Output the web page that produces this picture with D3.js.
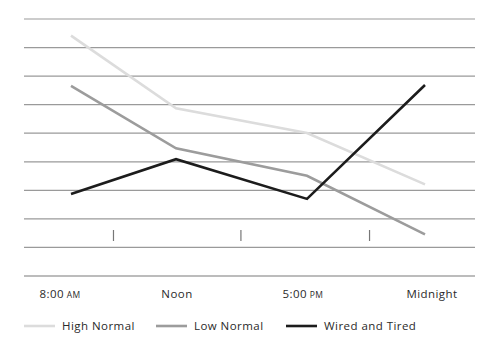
<!DOCTYPE html>
<html><head><meta charset="utf-8">
<script src="https://cdn.jsdelivr.net/npm/d3@7"></script>
<style>
html,body{margin:0;padding:0;background:#fff;}
text{font-family:"Open Sans",sans-serif;fill:#2a2a2a;letter-spacing:0.45px;}
</style></head>
<body><svg id="c" width="493" height="357"></svg>
<script>
// ---- data ----
const categories = ["8:00", "Noon", "5:00", "Midnight"];
const categorySuffix = ["AM", "", "PM", ""];
const xPositions = [0, 0.89, 2, 3];          // relative placement of each time along the axis
const highNormal = [8.42, 5.87, 5.01, 3.21];
const lowNormal = [6.66, 4.47, 3.51, 1.46];
const wiredTired = [2.87, 4.09, 2.70, 6.69];
const seriesNames = ["High Normal", "Low Normal", "Wired and Tired"];
const gridValues = [0,1,2,3,4,5,6,7,8,9];
const tickMarks = [0.36, 1.44, 2.53];

const colors = ["#dcdcdc", "#9c9c9c", "#1c1c1c"];
const svg = d3.select("#c");
const x = d3.scaleLinear().domain([0, 3]).range([71, 425]);
const y = d3.scaleLinear().domain([0, 9]).range([276, 19]);

// grid
svg.append("g").selectAll("line").data(gridValues).join("line")
  .attr("x1", 24).attr("x2", 475)
  .attr("y1", d => y(d)).attr("y2", d => y(d))
  .attr("stroke", d => d === 0 ? "#7a7a7a" : "#9a9a9a").attr("stroke-width", 1.2);

// tick marks
svg.append("g").selectAll("line").data(tickMarks).join("line")
  .attr("x1", d => x(d)).attr("x2", d => x(d))
  .attr("y1", 230).attr("y2", 241)
  .attr("stroke", "#777").attr("stroke-width", 1.2);

// lines
const allSeries = [highNormal, lowNormal, wiredTired];
const line = d3.line().x((d, i) => x(xPositions[i])).y(d => y(d));
svg.append("g").selectAll("path").data(allSeries).join("path")
  .attr("d", d => line(d)).attr("fill", "none")
  .attr("stroke", (d, i) => colors[i]).attr("stroke-width", 2.6)
  .attr("stroke-linejoin", "miter");

// x labels
const labelDx = [-11, 1, -4, 7];
const lbl = svg.append("g").selectAll("text").data(categories).join("text")
  .attr("x", (d, i) => x(xPositions[i]) + labelDx[i]).attr("y", 298)
  .attr("text-anchor", "middle").attr("font-size", 11.5);
lbl.append("tspan").text(d => d);
lbl.append("tspan").text((d, i) => categorySuffix[i] ? " " + categorySuffix[i] : "")
  .attr("font-size", 8.5);

// legend
const legX = [24, 156, 286];
const lg = svg.append("g").selectAll("g").data(seriesNames).join("g")
  .attr("transform", (d, i) => `translate(${legX[i]},326)`);
lg.append("line").attr("x1", 0).attr("x2", 31).attr("y1", 0).attr("y2", 0)
  .attr("stroke", (d, i) => colors[i]).attr("stroke-width", 2.6);
lg.append("text").attr("x", 38).attr("y", 4).attr("font-size", 11.5).text(d => d);
</script></body></html>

• _TO DO_:
Omit pictures; set down the rest of the material word for word.

• _TASK RESPONSE_:
Output the web page that produces this picture with D3.js.
<!DOCTYPE html>
<html><head><meta charset="utf-8">
<script src="https://cdn.jsdelivr.net/npm/d3@7"></script>
<style>
html,body{margin:0;padding:0;background:#fff;}
text{font-family:"Open Sans",sans-serif;fill:#2a2a2a;letter-spacing:0.45px;}
</style></head>
<body><svg id="c" width="493" height="357"></svg>
<script>
// ---- data ----
const categories = ["8:00", "Noon", "5:00", "Midnight"];
const categorySuffix = ["AM", "", "PM", ""];
const xPositions = [0, 0.89, 2, 3];          // relative placement of each time along the axis
const highNormal = [8.42, 5.87, 5.01, 3.21];
const lowNormal = [6.66, 4.47, 3.51, 1.46];
const wiredTired = [2.87, 4.09, 2.70, 6.69];
const seriesNames = ["High Normal", "Low Normal", "Wired and Tired"];
const gridValues = [0,1,2,3,4,5,6,7,8,9];
const tickMarks = [0.36, 1.44, 2.53];

const colors = ["#dcdcdc", "#9c9c9c", "#1c1c1c"];
const svg = d3.select("#c");
const x = d3.scaleLinear().domain([0, 3]).range([71, 425]);
const y = d3.scaleLinear().domain([0, 9]).range([276, 19]);

// grid
svg.append("g").selectAll("line").data(gridValues).join("line")
  .attr("x1", 24).attr("x2", 475)
  .attr("y1", d => y(d)).attr("y2", d => y(d))
  .attr("stroke", d => d === 0 ? "#7a7a7a" : "#9a9a9a").attr("stroke-width", 1.2);

// tick marks
svg.append("g").selectAll("line").data(tickMarks).join("line")
  .attr("x1", d => x(d)).attr("x2", d => x(d))
  .attr("y1", 230).attr("y2", 241)
  .attr("stroke", "#777").attr("stroke-width", 1.2);

// lines
const allSeries = [highNormal, lowNormal, wiredTired];
const line = d3.line().x((d, i) => x(xPositions[i])).y(d => y(d));
svg.append("g").selectAll("path").data(allSeries).join("path")
  .attr("d", d => line(d)).attr("fill", "none")
  .attr("stroke", (d, i) => colors[i]).attr("stroke-width", 2.6)
  .attr("stroke-linejoin", "miter");

// x labels
const labelDx = [-11, 1, -4, 7];
const lbl = svg.append("g").selectAll("text").data(categories).join("text")
  .attr("x", (d, i) => x(xPositions[i]) + labelDx[i]).attr("y", 298)
  .attr("text-anchor", "middle").attr("font-size", 11.5);
lbl.append("tspan").text(d => d);
lbl.append("tspan").text((d, i) => categorySuffix[i] ? " " + categorySuffix[i] : "")
  .attr("font-size", 8.5);

// legend
const legX = [24, 156, 286];
const lg = svg.append("g").selectAll("g").data(seriesNames).join("g")
  .attr("transform", (d, i) => `translate(${legX[i]},326)`);
lg.append("line").attr("x1", 0).attr("x2", 31).attr("y1", 0).attr("y2", 0)
  .attr("stroke", (d, i) => colors[i]).attr("stroke-width", 2.6);
lg.append("text").attr("x", 38).attr("y", 4).attr("font-size", 11.5).text(d => d);
</script></body></html>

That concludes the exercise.